Erik Kernan Jr. (Josh Hartnett) is a young sports reporter for a major Denver newspaper. He is frustrated that his editor is burying some of his reports on sporting events. Ralph Metz (Alan Alda), the editor, explains that Erik's stories are boring, too dry with no personality. Erik's father, dead for some time, had been a famous sports broadcaster. Erik apparently has profited from his father's name, but also has the burden of his style being compared to his father's. Because of his frustration with his editor, Erik is hoping to find other reporting work.
Erik has a 6 year old son who lives with Erik's wife, Joyce (Kathryn Morris). Joyce and Erik are separated. We learn that Erik has tried to make himself seem more important in his boy's eyes than he is by falsely claiming friendships with famous athletes.
Near the parking lot of a sports arena, three possibly drunk young men are deriding an old homeless man (Samuel L. Jackson), who calls himself "Champ" and claims to have been a professional boxer. They obviously don't believe him and force him to fight one of them. He resists but eventually fights back, showing that he really can fight. The three then gang up on him. Erik, leaving a fight he was covering at the arena, comes to Champ's aid. Eventually Erik learns that Champ was once a well regarded contender, Bob Satterfield, who had fought several famous fighters, such as Ezzard Charles and Jake LaMotta. People thought he died long ago.

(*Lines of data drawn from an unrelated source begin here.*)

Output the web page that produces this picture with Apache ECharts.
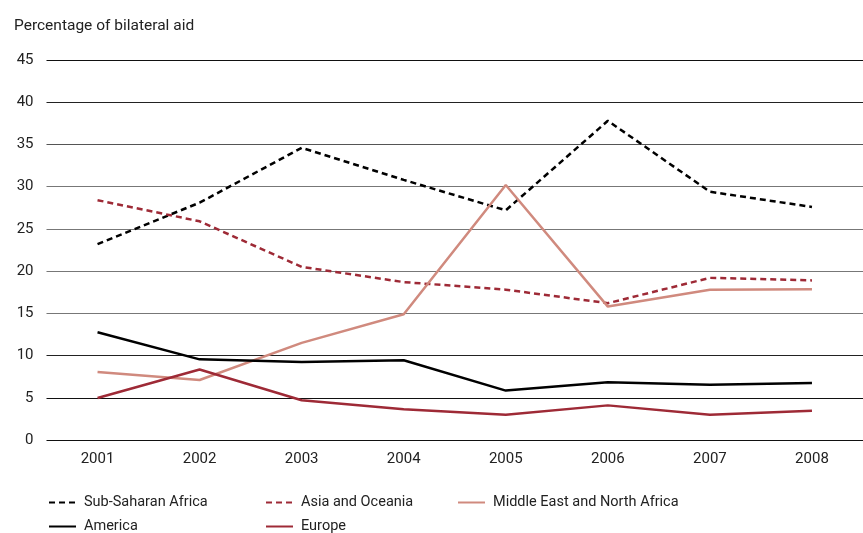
<!DOCTYPE html>
<html>
<head>
<meta charset="utf-8">
<script src="https://cdn.jsdelivr.net/npm/echarts@6/dist/echarts.min.js"></script>
<style>html,body{margin:0;padding:0;background:#fff}#c{width:863px;height:533px}</style>
</head>
<body>
<div id="c"></div>
<script>
const years = ['2001','2002','2003','2004','2005','2006','2007','2008'];
const subSaharan = [23.2, 28.1, 34.6, 30.8, 27.2, 37.8, 29.4, 27.6];
const asiaOceania = [28.4, 25.9, 20.5, 18.7, 17.8, 16.2, 19.2, 18.9];
const menaAfrica = [8.05, 7.1, 11.5, 14.9, 30.2, 15.8, 17.8, 17.85];
const america = [12.75, 9.55, 9.25, 9.45, 5.85, 6.85, 6.55, 6.75];
const europe = [4.97, 8.35, 4.7, 3.65, 3.0, 4.1, 3.0, 3.45];
const yTicks = [0, 5, 10, 15, 20, 25, 30, 35, 40, 45];

const FONT = 'Roboto, "Liberation Sans", sans-serif';
const chart = echarts.init(document.getElementById('c'), null, {renderer: 'canvas'});
const DARK_RED = '#9e2a36';
const SALMON = '#d08a7e';

function ser(name, data, color, dashed) {
  return {
    name, type: 'line', data, symbol: 'none', smooth: false,
    lineStyle: {color, width: 2.5, type: dashed ? [6, 4] : 'solid'},
    itemStyle: {color},
    emphasis: {disabled: true}
  };
}
function leg(name, left, top) {
  return {
    data: [name], left, top, itemWidth: 27, itemHeight: 10,
    itemStyle: {opacity: 0},
    textStyle: {fontFamily: FONT, fontSize: 14.5, color: '#222', padding: [0, 0, 0, 3]},
    selectedMode: false
  };
}
chart.setOption({
  animation: false,
  title: {text: 'Percentage of bilateral aid', left: 9, top: 13,
    textStyle: {fontFamily: FONT, fontSize: 15.5, fontWeight: 'normal', color: '#222'}},
  grid: {left: 46.5, right: -6.5, top: 60, bottom: 93},
  xAxis: {
    type: 'category', data: years, boundaryGap: true,
    axisLine: {show: false}, axisTick: {show: false},
    axisLabel: {fontFamily: FONT, fontSize: 15, color: '#222', margin: 12}
  },
  yAxis: {
    type: 'value', min: 0, max: 45, interval: 5,
    axisLine: {show: false}, axisTick: {show: false},
    axisLabel: {fontFamily: FONT, fontSize: 15, color: '#222', margin: 13,
      formatter: v => yTicks.includes(v) ? String(v) : ''},
    splitLine: {lineStyle: {width: 1.2,
      color: ['#111', '#111', '#222', '#777', '#777', '#777', '#777', '#555', '#222', '#111']}}
  },
  legend: [
    leg('Sub-Saharan Africa', 43, 490),
    leg('America', 43, 514),
    leg('Asia and Oceania', 260, 490),
    leg('Europe', 260, 514),
    leg('Middle East and North Africa', 452, 490)
  ],
  series: [
    ser('Sub-Saharan Africa', subSaharan, '#000', true),
    ser('Asia and Oceania', asiaOceania, DARK_RED, true),
    ser('Middle East and North Africa', menaAfrica, SALMON, false),
    ser('America', america, '#000', false),
    ser('Europe', europe, DARK_RED, false)
  ]
});
</script>
</body>
</html>
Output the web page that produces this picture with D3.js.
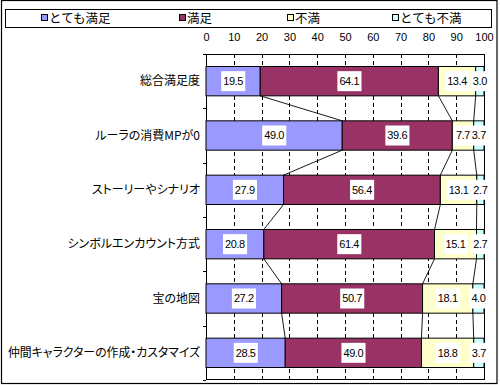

At a job interview to be a sports writer for a weekly magazine, Erik commits to do a feature story on this fighter and what happened to him after he lost a humiliating major fight. If the magazine owner and editor like the piece they might hire him. Erik gets Polly (Rachel Nichols), a research assistant at the paper, to dig into old records for information about Bob Satterfield's career and family, while keeping the search secret from Erik's boss. Meanwhile, Erik meets more with Champ. He takes Champ to a relatively minor fight he is assigned to cover, and becomes impressed with the man's boxing expertise that allows Champ to predict a knockout by the underdog.
Erik contacts many of the still-living people who knew Satterfield when he was still up and coming. They are surprised to learn that Satterfield is alive, saying that they had heard he died long ago. He even gets Champ and Jake LaMotta on the phone to talk about old times. However, one contact, Satterfield's son, hangs up on him as soon as he hears Erik's name. Eventually the magazine publishes Erik's article. It is extremeky well received and is picked up by the national media. People suggest it be nominated for a Pulitzer Prize.
But the publicity brings Erik into contact with morer old timers who knew Satterfield and are pretty sure he is long dead. Eventually Erik learns that Champ is not Satterfield after all, but another lesser fighter who Satterfield defeated. Erik is faced with a moral dilemma of announcing his error or suppressing the information and bask in his "success." Erik initially makes the self-serving choice, but he does not find his success to be satisfying. Eventually he decides to tell his editors about the mistake but before he can do so he learns that he and his paper are being sued by Satterfield's son. The son is upset because he and others had long known that Champ was impersonating his father, and because Erik's story falsely said that Satterfield, Jr. and Sr. were estranged. Everyone accuses Erik of not having done due diligence in checking out Champ's authenticiy.
In the end, Satterfield, Jr. is satisfied with Erik's proposal to write another article about his error and including material about Bob Satterfield that Jr. had long wanted someone to publish. Erik discovers that his 6 year old will be proud of his father even if his father does not know the famous people he claimed to know.